CE allows many ASIC tasks to occur in parallel. This supports early
trade-off work and early detection of interaction problems, thus
trimming overall development time and shortening time to market
or time to flight build. Examining a typical design group's evolution
will help us better understand the pluses of CE.
During any development program, you plan a strategy to acquire
workstations as well as other hardware platforms, operating systems,
libraries, and tools, etc. This strategy should not only serve the
current program but also look to future programs. Since a complex
project is a multi-stage design process, each phase of design has to
communicate across all tools, otherwise you can not manage them.

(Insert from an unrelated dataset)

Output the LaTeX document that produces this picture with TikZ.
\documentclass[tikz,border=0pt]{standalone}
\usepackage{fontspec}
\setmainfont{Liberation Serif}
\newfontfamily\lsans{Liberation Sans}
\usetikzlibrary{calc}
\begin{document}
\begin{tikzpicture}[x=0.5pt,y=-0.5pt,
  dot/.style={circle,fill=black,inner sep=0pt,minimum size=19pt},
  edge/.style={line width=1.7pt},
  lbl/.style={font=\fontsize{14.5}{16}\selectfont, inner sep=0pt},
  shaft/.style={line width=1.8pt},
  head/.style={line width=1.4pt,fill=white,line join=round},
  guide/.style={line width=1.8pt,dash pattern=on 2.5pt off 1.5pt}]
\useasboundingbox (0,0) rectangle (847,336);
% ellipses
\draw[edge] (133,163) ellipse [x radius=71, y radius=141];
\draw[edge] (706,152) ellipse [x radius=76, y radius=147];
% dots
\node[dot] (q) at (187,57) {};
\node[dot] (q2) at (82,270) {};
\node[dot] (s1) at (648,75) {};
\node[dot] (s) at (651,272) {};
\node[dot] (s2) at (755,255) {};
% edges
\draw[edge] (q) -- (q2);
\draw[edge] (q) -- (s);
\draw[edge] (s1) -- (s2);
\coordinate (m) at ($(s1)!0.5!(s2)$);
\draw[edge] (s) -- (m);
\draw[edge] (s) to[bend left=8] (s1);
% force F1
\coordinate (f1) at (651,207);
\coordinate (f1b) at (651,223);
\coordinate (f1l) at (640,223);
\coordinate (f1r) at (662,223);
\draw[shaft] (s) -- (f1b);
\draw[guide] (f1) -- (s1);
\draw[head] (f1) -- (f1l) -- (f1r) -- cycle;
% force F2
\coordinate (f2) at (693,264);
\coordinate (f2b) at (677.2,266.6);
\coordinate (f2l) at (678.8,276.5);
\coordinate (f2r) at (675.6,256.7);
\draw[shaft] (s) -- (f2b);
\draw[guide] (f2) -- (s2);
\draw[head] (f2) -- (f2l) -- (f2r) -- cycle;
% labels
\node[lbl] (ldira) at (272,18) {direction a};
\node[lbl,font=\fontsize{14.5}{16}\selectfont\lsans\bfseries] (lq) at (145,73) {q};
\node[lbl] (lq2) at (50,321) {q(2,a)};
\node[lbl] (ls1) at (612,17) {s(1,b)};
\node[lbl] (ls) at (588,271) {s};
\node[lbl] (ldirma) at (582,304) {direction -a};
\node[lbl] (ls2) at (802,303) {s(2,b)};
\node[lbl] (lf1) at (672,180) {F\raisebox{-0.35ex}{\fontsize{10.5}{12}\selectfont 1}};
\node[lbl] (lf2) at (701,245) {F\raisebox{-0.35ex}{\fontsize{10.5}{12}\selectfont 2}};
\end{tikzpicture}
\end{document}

CE frameworks promise to help us alleviate some of the translator
problems by providing a design management infrastructure. CE
provides a link between archived information, storage and its mode
of use. CE also demands that the tools and other data bases brought
into that environment be open. Thus, you avoid writing translations
and linkers because CE provides a common data access mechanism,
data models, etc. Today's non-concurrent world with the sequential
moving of data from one step to the next will soon become the thing
of the past.
Summary
- Important considerations for planning and supervising
information management include creating a data base that:
- ensures and preserves the integrity of the information
throughout the changes within your present ASIC program;
- provides easy access for CE;
- archives the data for future use.
- The structure of an ASIC specification must address the
following: identifying the source and nature of ASIC
requirements; creating specifications at different levels; and
reviewing every specification for compatibility at each
successive level.
- Configuration management practices ensure that ASIC data
remains valid for both the current ASIC programs and future
applications that you have already identified.
- CE will provide an integrated environment that simultaneously
addresses concerns of all disciplines and provides multiple users and
tools with a common data base, thus enabling them to work in
parallel.
- CE paves the way for interdisciplinary communication, intertool
communication and tools encapsulation.